Some of you have asked about renting the space next door for small special events. If you have a class you'd like to teach, a board meeting, or just a small private party, the space can be rented. If you include our food in your event, the fee may be waived. The only time the space is not available is during our lunch service, as we need all the tables for our daily customers. If you have questions or want to know about the space's availability just check in with Jon or me. We'll fix you up.

I was inspired this week to bring back the real Caesar Salad on Tuesday. We make it with fresh garlic croutons, real eggs, Parmesan, Worcestershire, lemon and, yes, anchovies. The anchovies, while a very important ingredient, do not stand out flavor-wise on their own. They add the umami direction to the salad. According to wikipedia, Umami /ˈmɑːmi/ is a savory taste which is one of the five basic tastes, together with sweet, sour, bitter, and salty. Umami is a loanword from the Japanese umami meaning "pleasant savory taste." Umami is the earthy underlayer of flavor often provided by mushrooms, anchovies and in other restaurants, MSG. You can order the Caesar salad by itself or with wood-fired chicken or trout. I'll keep it all week.

Another returning lunch special this week will be the pimento cheese quesadilla with wood-fired chicken. I expect it'll be available Wed.- Fri. unless I run out sooner.

This seems to be request week, too. The Bahn Mi sandwiches should be available Wednesday and Thursday. I have to juggle making the bread for dinner with baguettes for the sandwiches. The oven only has so much room.
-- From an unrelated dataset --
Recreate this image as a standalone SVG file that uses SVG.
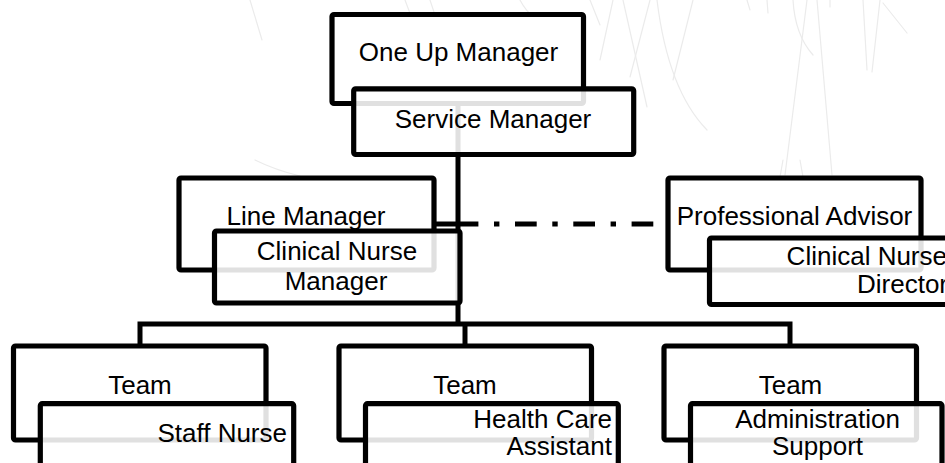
<svg xmlns="http://www.w3.org/2000/svg" width="945" height="463" viewBox="0 0 945 463">
<style>
  .bg{fill:none;stroke:#ebebeb;stroke-width:1.2;stroke-linecap:round}
  .back{fill:#ffffff;stroke:#000;stroke-width:5.2;stroke-linejoin:round}
  .front{fill:#ffffff;fill-opacity:0.88;stroke:#000;stroke-width:5.2;stroke-linejoin:round}
  .conn{fill:none;stroke:#000;stroke-width:5}
  .dash{stroke-dasharray:21.7 15.6 5.4 15.6}
  text{font-family:"Liberation Sans",Arial,sans-serif;font-size:26px;fill:#000}
  .c{text-anchor:middle}
  .r{text-anchor:end}
</style>
<rect x="0" y="0" width="945" height="463" fill="#ffffff"/>
<g id="background-sketch">
  <path class="bg" d="M600 60 L613 0"/>
  <path class="bg" d="M623 0 L647 107"/>
  <path class="bg" d="M630 77 L650 0"/>
  <path class="bg" d="M657 0 Q668 90 707 130"/>
  <path class="bg" d="M693 0 L673 80"/>
  <path class="bg" d="M747 0 L750 10"/>
  <path class="bg" d="M767 0 L768 13"/>
  <path class="bg" d="M793 0 Q795 35 813 55"/>
  <path class="bg" d="M807 0 L785 175"/>
  <path class="bg" d="M817 0 L832 175"/>
  <path class="bg" d="M830 0 L830 7"/>
  <path class="bg" d="M863 0 L867 70"/>
  <path class="bg" d="M880 0 L872 72"/>
  <path class="bg" d="M883 3 L907 33"/>
  <path class="bg" d="M405 0 L420 40"/>
  <path class="bg" d="M430 0 L440 30"/>
  <path class="bg" d="M520 0 Q530 20 560 35"/>
  <path class="bg" d="M590 0 L600 25"/>
  <path class="bg" d="M250 0 L262 40"/>
  <path class="bg" d="M255 160 Q275 170 300 176"/>
  <path class="bg" d="M783 160 L780 177"/>
  <path class="bg" d="M800 160 L803 177"/>
</g>
<g id="connectors">
  <path class="conn" d="M458 104 V324"/>
  <path class="conn" d="M434 224 H458"/>
  <path class="conn dash" d="M456.7 224 H666"/>
  <path class="conn" d="M140 346 V324 H790 V346"/>
  <path class="conn" d="M465 324 V346"/>
</g>
<g id="one-up-manager">
  <rect class="back" x="332" y="14.5" width="251.5" height="89" rx="2"/>
  <text class="c" x="458.5" y="61">One Up Manager</text>
</g>
<g id="line-manager">
  <rect class="back" x="179" y="178" width="255" height="92" rx="2"/>
  <text class="c" x="306" y="225">Line Manager</text>
</g>
<g id="professional-advisor">
  <rect class="back" x="668" y="178" width="253" height="92" rx="2"/>
  <text class="c" x="794.5" y="225">Professional Advisor</text>
</g>
<g id="team-1">
  <rect class="back" x="13.5" y="346" width="252.5" height="94" rx="2"/>
  <text class="c" x="140" y="394">Team</text>
</g>
<g id="team-2">
  <rect class="back" x="339" y="346" width="252.5" height="94" rx="2"/>
  <text class="c" x="465" y="394">Team</text>
</g>
<g id="team-3">
  <rect class="back" x="664" y="346" width="252.5" height="94" rx="2"/>
  <text class="c" x="790.5" y="394">Team</text>
</g>
<g id="service-manager">
  <rect class="front" x="353.7" y="88.8" width="280" height="65.7" rx="2"/>
  <text class="c" x="493" y="128">Service Manager</text>
</g>
<g id="clinical-nurse-manager">
  <rect class="front" x="214.5" y="231" width="245.5" height="72" rx="2"/>
  <text class="c" x="337" y="260">Clinical Nurse</text>
  <text class="c" x="336" y="290">Manager</text>
</g>
<g id="clinical-nurse-director">
  <rect class="front" x="709.5" y="238" width="246" height="66.5" rx="2"/>
  <text class="r" x="947" y="265">Clinical Nurse</text>
  <text class="r" x="948" y="293">Director</text>
</g>
<g id="staff-nurse">
  <rect class="front" x="40.3" y="403.7" width="253.4" height="80" rx="2"/>
  <text class="r" x="287" y="442">Staff Nurse</text>
</g>
<g id="health-care-assistant">
  <rect class="front" x="365.5" y="403.7" width="252.8" height="80" rx="2"/>
  <text class="r" x="612" y="428">Health Care</text>
  <text class="r" x="612" y="455">Assistant</text>
</g>
<g id="administration-support">
  <rect class="front" x="690.5" y="403.7" width="251.5" height="80" rx="2"/>
  <text class="c" x="817.5" y="428">Administration</text>
  <text class="c" x="817.5" y="455">Support</text>
</g>
</svg>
Another request being answered is the chicken pot pie. I'll make it for lunch on Thursday and serve it with a tomato salad with shallot vinaigrette, capers and basil. The pie will be loaded with fresh veggies like green beans, vidalia onions, red potatoes, fresh corn, fresh carrots and tied together with a chicken-based cream sauce. I'll use a bit of tarragon, a tiny bit of dill and garlic to bring in the fresh herbs. We make our own pie crusts using butter. This item usually sells out quickly, so if you have your stomach tuned to it, I encourage you to call in and have us save a serving for you ... maybe even the day before.

Friday I am making creamy mushroom crepes. We have lots of eggs in addition to the mushrooms and it just made sense to go that direction. Like you, I look through my larder and figure out what we can create on the fly. Except I have to make a commitment and stick to it, once made. I do love the flexibility that our style of cafe offers. As an artist first, I must scratch my creative itch. If I made only the same things every day/week/month I would be bored to tears and out the door pretty fast. Instead, you get to play along with my creativity. Sometimes I am perusing foodie magazines, other times following trails over the Internet or television. Many times, inspiration hits while looking through one of my many, many cookbooks. Perhaps, in most restaurant environments this would be non-optimum. For me, it is a playground, a blank canvas each week. Your encouragement and continual support tell me what I am doing is desirable. So I'll continue. Thank you.

The Flavor Journey this week is vaguely Italian or at least Mediterranean. I'll roast chicken breast quarters, skin-on, with rosemary, lemon and honey. They will be accompanied by zucchini in a tomato garlic sauce and rice pilaf. The flavors should be rich and intense. $10.99

The seafood dinner entrée will be poached wild salmon with peas and wild mushrooms. The salmon will be cooked to order, poached in white wine. While that is happening, the mushrooms will be cooked in butter and the poaching liquid. Peas are then added along with heavy cream. I think you will find it charming but not heavy. You'll get all the freshness of the season cooked just for you. $14.99

Thanks to you, we are having a blast! You make it okay to have fun while running a thriving business. We are always working to make the environment at the cafe one that is comfortable and welcoming. We are proud of the atmosphere we have created and thrilled when you share it with others. Changes will occur that upgrade the warmth and feel as we can make them happen. Thanks for being a part of our adventure. You are a very important part of it.